Blow as research on sickle cell cure discontinued

SICKLE CELL

Globally, it is estimated that sickle cell disease (SCD) accounts for between six and 15 percent of deaths among children aged less than five.

Photo credit: File Illustration

What you need to know:

  • About 1,000 children are born with sickle cell disease every day in Africa, making it the most prevalent genetically-acquired disease in the region.
  • In Kenya, the Ministry of Health says that approximately 14,000 children are born with Sickle Cell Disease every year. More than half of these children will die before they reach the age of five, usually from infection or severe anaemia.

Communities living with Sickle Cell Disease this month received devastating news after pharmaceutical giants discontinued research toward developing a ‘cure’ for the blood disorder.

Three global pharmaceuticals: Novartis, Graphite Bio, and Sangamo-Bioverativ, announced the termination of their clinical trials using a technology known as CRISPR, dimming hopes of whether the treatment (currently done under clinical trials in the US) will ever be accessible to patients living in Africa. CRISPR is a tool that scientists and clinicians around the world are using to understand the genetics of all living things and — most importantly — to intervene in genetic diseases.

The technology has been proven to treat sickle cell disease after Victoria Gray, a patient living in the US, became the first person to have received a CRISPR-based therapy for sickle cell disease, developed jointly by CRISPR Therapeutics and Vertex Pharmaceuticals (CRISPR/Vertex). Since her infusion in July 2019, CRISPR gene editing has been used mainly in the US to “cure” more than 75 other patients.

Sickle cell disease (SCD) is the most common form of an inherited blood disorder. The disease, present in affected individuals at birth, causes the production of abnormal haemoglobin (a protein found in the red blood cells that carries oxygen in your body and gives blood its red colour).

According to the World Health Organisation, over  66 per cent of the 120 million people affected worldwide by sickle cell disease live in Africa.

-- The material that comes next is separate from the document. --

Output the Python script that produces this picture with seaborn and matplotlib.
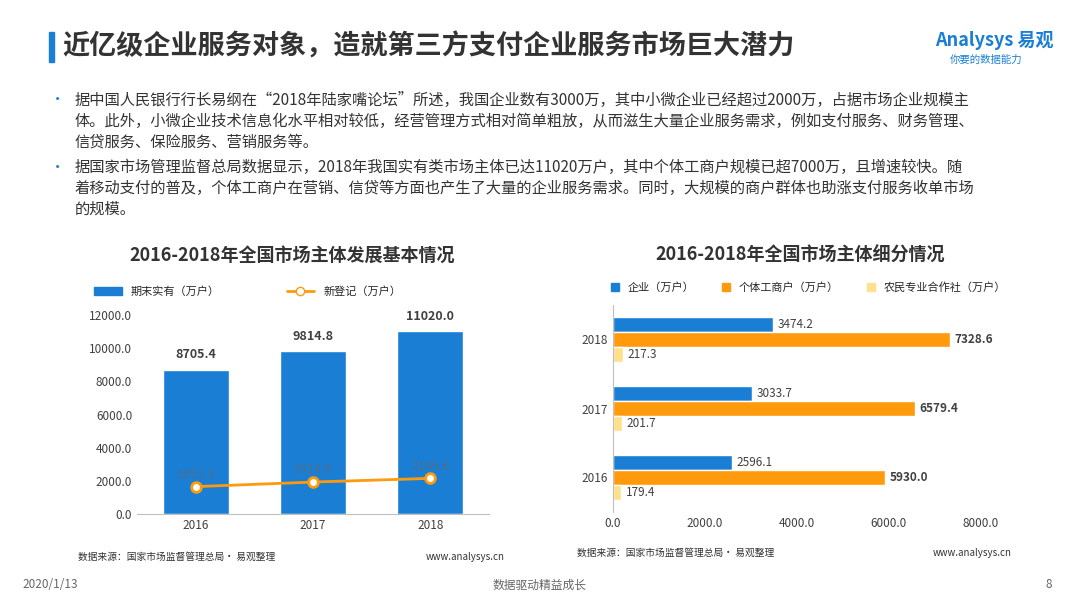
import numpy as np
import pandas as pd
import matplotlib
matplotlib.use("Agg")
import matplotlib.pyplot as plt
import seaborn as sns
from matplotlib.patches import Patch
from matplotlib.lines import Line2D

sns.set_style("white")
plt.rcParams['font.family'] = ['Noto Sans CJK SC', 'DejaVu Sans']

# data
years = ['2016', '2017', '2018']
stock = [8705.4, 9814.8, 11020.0]
new_reg = [1651.3, 1924.9, 2149.6]
enterprise = [2596.1, 3033.7, 3474.2]
individual = [5930.0, 6579.4, 7328.6]
coop = [179.4, 201.7, 217.3]

BLUE = '#1a7fd4'
ORANGE = '#ff9a0d'
PALE = '#ffe08c'
W, H = 1080, 608

fig = plt.figure(figsize=(10.8, 6.08), dpi=100)

def fx(x): return x / W
def fy(y): return 1 - y / H

# header
fig.patches.append(plt.Rectangle((fx(49), fy(62)), fx(5), 30 / H, color='#1a7fd4',
                                 transform=fig.transFigure))
fig.text(fx(62), fy(47), '近亿级企业服务对象，造就第三方支付企业服务市场巨大潜力',
         fontsize=19.5, fontweight='bold', color='#333333', va='center')
fig.text(fx(935), fy(40), 'Analysys 易观', fontsize=13, color='#1a7fd4', fontweight='bold',
         va='center', style='italic')
fig.text(fx(950), fy(60), '你要的数据能力', fontsize=7.5, color='#1a7fd4', va='center')

bul = [
    (80, '据中国人民银行行长易纲在“2018年陆家嘴论坛”所述，我国企业数有3000万，其中小微企业已经超过2000万，占据市场企业规模主'),
    (101, '体。此外，小微企业技术信息化水平相对较低，经营管理方式相对简单粗放，从而滋生大量企业服务需求，例如支付服务、财务管理、'),
    (122, '信贷服务、保险服务、营销服务等。'),
    (147, '据国家市场管理监督总局数据显示，2018年我国实有类市场主体已达11020万户，其中个体工商户规模已超7000万，且增速较快。随'),
    (168, '着移动支付的普及，个体工商户在营销、信贷等方面也产生了大量的企业服务需求。同时，大规模的商户群体也助涨支付服务收单市场'),
    (189, '的规模。'),
]
for y, t in bul:
    fig.text(fx(75), fy(y + 20), t, fontsize=11, color='#333333', va='center')
for y in (80, 147):
    fig.text(fx(50), fy(y + 20), '•', fontsize=11, color='#1a7fd4', va='center')

# left chart
fig.text(fx(292), fy(255), '2016-2018年全国市场主体发展基本情况', fontsize=13,
         fontweight='bold', color='#333333', ha='center', va='center')
ax1 = fig.add_axes([fx(137), fy(514), fx(352), (514 - 315) / H])
df1 = pd.DataFrame({'year': years, 'stock': stock, 'new': new_reg})
sns.barplot(data=df1, x='year', y='stock', color=BLUE, width=0.56, saturation=1, ax=ax1)
ax1.plot(range(3), new_reg, color=ORANGE, lw=2, marker='o', markersize=7,
         markerfacecolor='white', markeredgecolor=ORANGE, markeredgewidth=2)
ax1.set_xlim(-0.5, 2.5)
for i, v in enumerate(stock):
    ax1.text(i, v + 500, f'{v:.1f}', ha='center', va='bottom', fontsize=9,
             fontweight='bold', color='#404040')
for i, v in enumerate(new_reg):
    ax1.text(i, v + 350, f'{v:.1f}', ha='center', va='bottom', fontsize=9, color='#4d6f8f')
ax1.set_ylim(0, 12000)
ax1.set_yticks(np.arange(0, 12001, 2000))
ax1.set_yticklabels([f'{v:.1f}' for v in np.arange(0, 12001, 2000)])
ax1.set_xlabel('')
ax1.set_ylabel('')
ax1.tick_params(labelsize=8.5, colors='#404040', length=0)
for s in ['top', 'right', 'left']:
    ax1.spines[s].set_visible(False)
ax1.spines['bottom'].set_color('#bfbfbf')
ax1.legend(handles=[Patch(color=BLUE, label='期末实有（万户）'),
                    Line2D([], [], color=ORANGE, lw=2, marker='o', markerfacecolor='white',
                           label='新登记（万户）')],
           loc='lower left', bbox_to_anchor=(-0.15, 1.04), ncol=2, frameon=False,
           fontsize=8, handlelength=2.5, columnspacing=6)

# right chart
fig.text(fx(800), fy(255), '2016-2018年全国市场主体细分情况', fontsize=13,
         fontweight='bold', color='#333333', ha='center', va='center')
ax2 = fig.add_axes([fx(613), fy(512), fx(395), (512 - 305) / H])
df2 = pd.DataFrame({'year': years * 3,
                    'val': enterprise + individual + coop,
                    'type': ['企业（万户）'] * 3 + ['个体工商户（万户）'] * 3 + ['农民专业合作社（万户）'] * 3})
order = years[::-1]
sns.barplot(data=df2, y='year', x='val', hue='type', order=order, orient='h',
            palette=[BLUE, ORANGE, PALE], saturation=1, width=0.66, ax=ax2, legend=False)
for cont, bold in zip(ax2.containers, [False, True, False]):
    for r in cont:
        w = r.get_width()
        ax2.text(w + 100, r.get_y() + r.get_height() / 2, f'{w:.1f}', va='center',
                 fontsize=8.5, color='#404040', fontweight='bold' if bold else 'normal')
ax2.set_xlim(0, 8600)
ax2.set_xticks(np.arange(0, 8001, 2000))
ax2.set_xticklabels([f'{v:.1f}' for v in np.arange(0, 8001, 2000)])
ax2.set_xlabel('')
ax2.set_ylabel('')
ax2.tick_params(labelsize=8.5, colors='#404040', length=0)
for s in ['top', 'right', 'bottom']:
    ax2.spines[s].set_visible(False)
ax2.spines['left'].set_color('#bfbfbf')
ax2.legend(handles=[Patch(color=c, label=l) for c, l in
                    zip([BLUE, ORANGE, PALE], ['企业（万户）', '个体工商户（万户）', '农民专业合作社（万户）'])],
           loc='lower left', bbox_to_anchor=(-0.03, 1.01), ncol=3, frameon=False,
           fontsize=8, handlelength=0.7, columnspacing=2.5)

# footers
fig.text(fx(78), fy(557), '数据来源：国家市场监督管理总局· 易观整理', fontsize=7, color='#333333', va='center')
fig.text(fx(505), fy(557), 'www.analysys.cn', fontsize=7, color='#333333', va='center', ha='right')
fig.text(fx(577), fy(553), '数据来源：国家市场监督管理总局· 易观整理', fontsize=7, color='#333333', va='center')
fig.text(fx(1012), fy(553), 'www.analysys.cn', fontsize=7, color='#333333', va='center', ha='right')
fig.text(fx(22), fy(585), '2020/1/13', fontsize=8.5, color='#666666', va='center')
fig.text(fx(540), fy(585), '数据驱动精益成长', fontsize=8.5, color='#666666', va='center', ha='center')
fig.text(fx(1052), fy(585), '8', fontsize=8.5, color='#666666', va='center', ha='right')

fig.savefig('out.png', dpi=100)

In Kenya, it is estimated that the disorder affects three in 10 people living in Western and Coastal parts. Currently, the disease is managed using basic treatment medication required by patients like folic acid, hydroxyurea, vaccines, and analgesics for pain management.

Further, about 1,000 children are born with the disease every day in Africa, making it the most prevalent genetically-acquired disease in the region.

In Kenya, the Ministry of Health says that approximately 14,000 children are born with Sickle Cell Disease every year. “More than half of these children will die before they reach the age of five, usually from infection or severe anaemia,” notes the WHO-Africa region.

Clinical trial participants who received the one-time treatment developed by CRISPR/Vertex have remained free of the agonising symptoms caused by sickle cell for months — some, like Gray, for years.

CRISPR gene editing has brimmed with promise to an extent that the US National Institutes of Health (NIH) and the Bill and Melinda Gates Foundation in 2019 pledged to jointly invest $200 million (about Sh20.5 billion) over four years to achieve in developing low-cost gene therapies for sickle cell disease and HIV focused on in vivo approaches.

It was both exciting and long overdue for so many investments to be made in treating and curing this life-threatening disease after more than a century. Unfortunately, more than half of these investments have been abruptly discontinued without explanation.

“This news is devastating to the sickle cell community and represents a critical moment for the field, which requires careful and intentional discussion and action,” said Jen Adair, the co-founder of the Global gene therapy initiative.

“Sickle cell and thalassemia patients have historically faced systemic inequity, which will continue well into the future if we fail to act at this critical juncture.”

The companies have not disclosed a projected price tag for the one-time treatment. The therapy is still said to be cheaper than what a single sickle cell patient in the US accrues over a lifetime of drugs, infusions, and hospital visits. Cost is a huge barrier for getting treatments to places in the world where the vast majority of sickle cell patients live, namely countries in sub-Saharan Africa. But there are other barriers as well.

All of the CRISPR-based therapies currently in clinical trials are what’s called ex vivo, meaning they require bone marrow cells to be collected from patients, edited outside the body, and then infused back. The procedure requires a bone marrow transplant and chemotherapy conditioning beforehand to make room for the edited cells to engraft. But an alternative approach being researched as a potential solution is in vivo therapies, where gene-editing components would be injected into a patient’s body directly.

Since this procedure will eliminate the need for a transplant and chemotherapy, investments in this approach might bring down the cost of a single dose from $100,000-$500,000 (Sh13.1m-Sh65.7m) to $1,000-$2,000 (Sh131,300-Sh262,600) in low- and middle-income countries over 10 years, according to projections presented by Emily Turner of The Gates Foundation at the Third International Summit on Human Genome Editing in London two weeks ago.